If some of the three million rivets holding the vast ship together had been stronger, the ship might have stayed afloat long enough for a full rescue operation, according to an episode in the series Seconds From Disaster, which will be screened on the National Geographic digital channel at 9 pm tomorrow.
When the ship was built by Harland & Wolff, in Belfast, between 1909 and 1911, it was pulled together mainly with steel rivets, fitted by machine. But the machine was cumbersome and parts of the hull were finished with old-fashioned iron rivets, which are easier to work by hand.
National Geographic found experts in ship construction who were surprised at the damage caused by a glancing blow against an iceberg and metallurgists who suggest that the iron rivets would have torn too easily – especially if they were contaminated with slag.
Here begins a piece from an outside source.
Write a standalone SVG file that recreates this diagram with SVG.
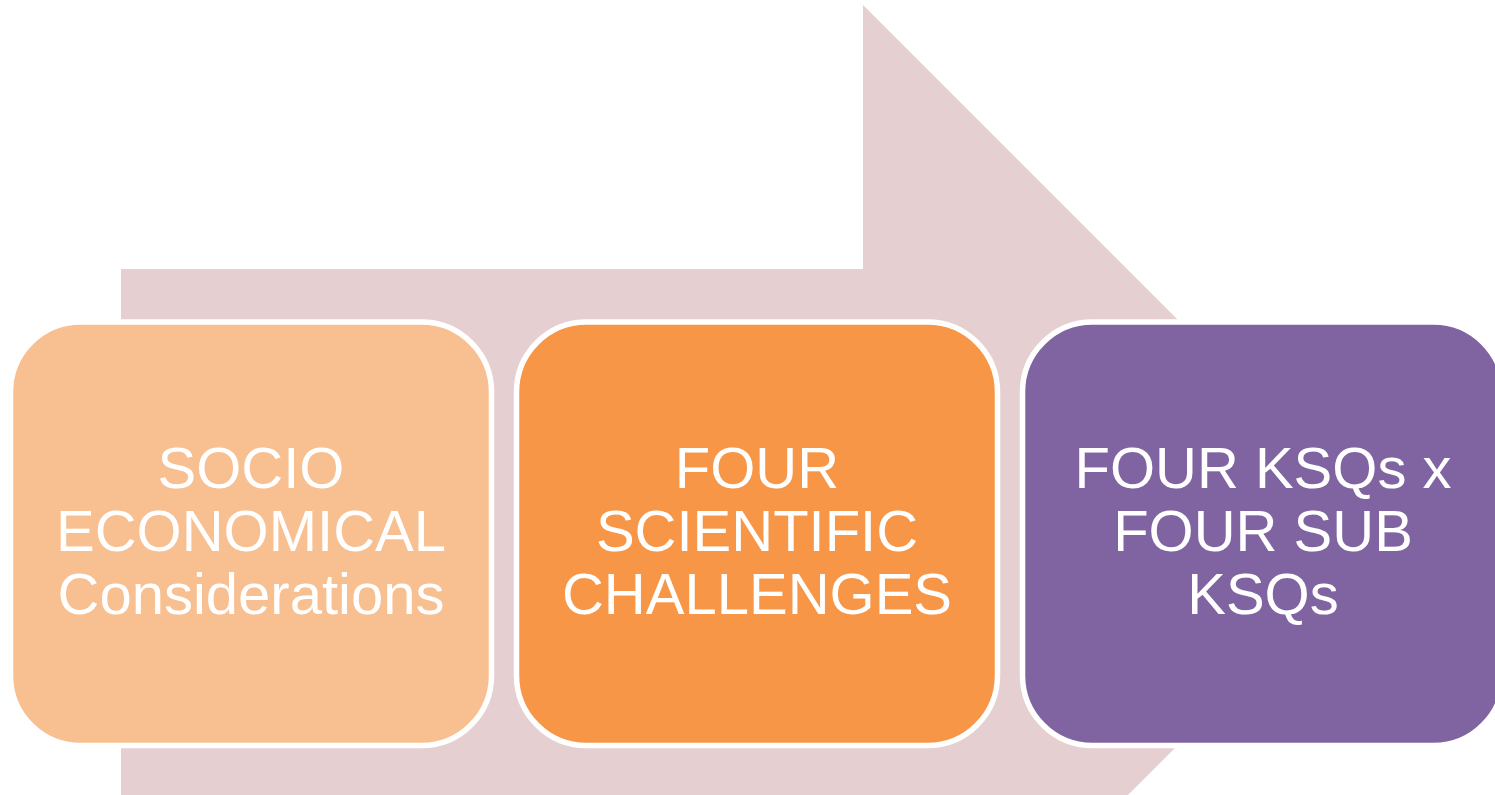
<svg xmlns="http://www.w3.org/2000/svg" width="1495" height="795" viewBox="0 0 1495 795">
<style>
.box{stroke:#FFFFFF;stroke-width:5.5}
.lbl{font-family:"Liberation Sans",Arial,sans-serif;font-size:58px;fill:#FFFFFF;text-anchor:middle}
</style>
<rect width="1495" height="795" fill="#FFFFFF"/>
<g id="connectors">
<polygon id="arrow" points="121,269 863,269 863,5 1390.5,532.5 863,1060 863,800 121,800" fill="#E6CFD0"/>
</g>
<g id="node1">
<rect class="box" x="10.5" y="322" width="481" height="423.5" rx="70" fill="#F8BF90"/>
<text class="lbl"><tspan x="251" y="488">SOCIO</tspan><tspan x="251" y="551">ECONOMICAL</tspan><tspan x="251" y="614">Considerations</tspan></text>
</g>
<g id="node2">
<rect class="box" x="516.5" y="322" width="481" height="423.5" rx="70" fill="#F79646"/>
<text class="lbl"><tspan x="757" y="488">FOUR</tspan><tspan x="757" y="551">SCIENTIFIC</tspan><tspan x="757" y="614">CHALLENGES</tspan></text>
</g>
<g id="node3">
<rect class="box" x="1022.5" y="322" width="481" height="423.5" rx="70" fill="#8064A2"/>
<text class="lbl"><tspan x="1263" y="488">FOUR KSQs x</tspan><tspan x="1263" y="551">FOUR SUB</tspan><tspan x="1263" y="614">KSQs</tspan></text>
</g>
</svg>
The programme makers got duplicates of the suspect rivets made by the last British specialist in wrought iron, 57-year-old Chris Topp, who runs forges at Tholthorpe, near York, and Carlton Husthwaite, near Thirsk.
He said yesterday: "I don't know much about the theory the programme is exploring. Personally, I would have thought that running a liner into an iceberg at 27 knots would have been enough to do the damage. I just told them how I would make the rivets – gave them the specifications in metallurgical terms – and they checked against what had been used at the time and said okay."
The programme includes a stress experiment which apparently shows that the iron rivets would have failed where steel would have held.
More than 1,500 of the Titanic's 2,223 passengers died when the ship sank on her way to New York, on her maiden voyage, in 1912, two hours and 40 minutes after hitting an iceberg. The wreck was discovered in 1985 and the ship's construction, and the way it broke up, have since been explored in detail. The sinking stunned the world because technologists had come to think that steel ships were equal to anything the natural world could test them with.
Six years before the Titanic disaster, the captain of a similar ship, Edward J Smith, told reporters: "I cannot conceive of any vital disaster happening to this vessel. Modern shipbuilding has gone beyond that."
And the White Star Line boasted in its promotional material: "The science of shipbuilding… has now reached to a degree of perfection in its highest form which has put wind and water almost to defiance. It has not only robbed the sea of its terrors, but has imposed upon its unstable surface comforts and even luxuries of travel surpassing anything on land."
Because of this confidence, the Titanic had enough lifeboats for only half its passengers and crew.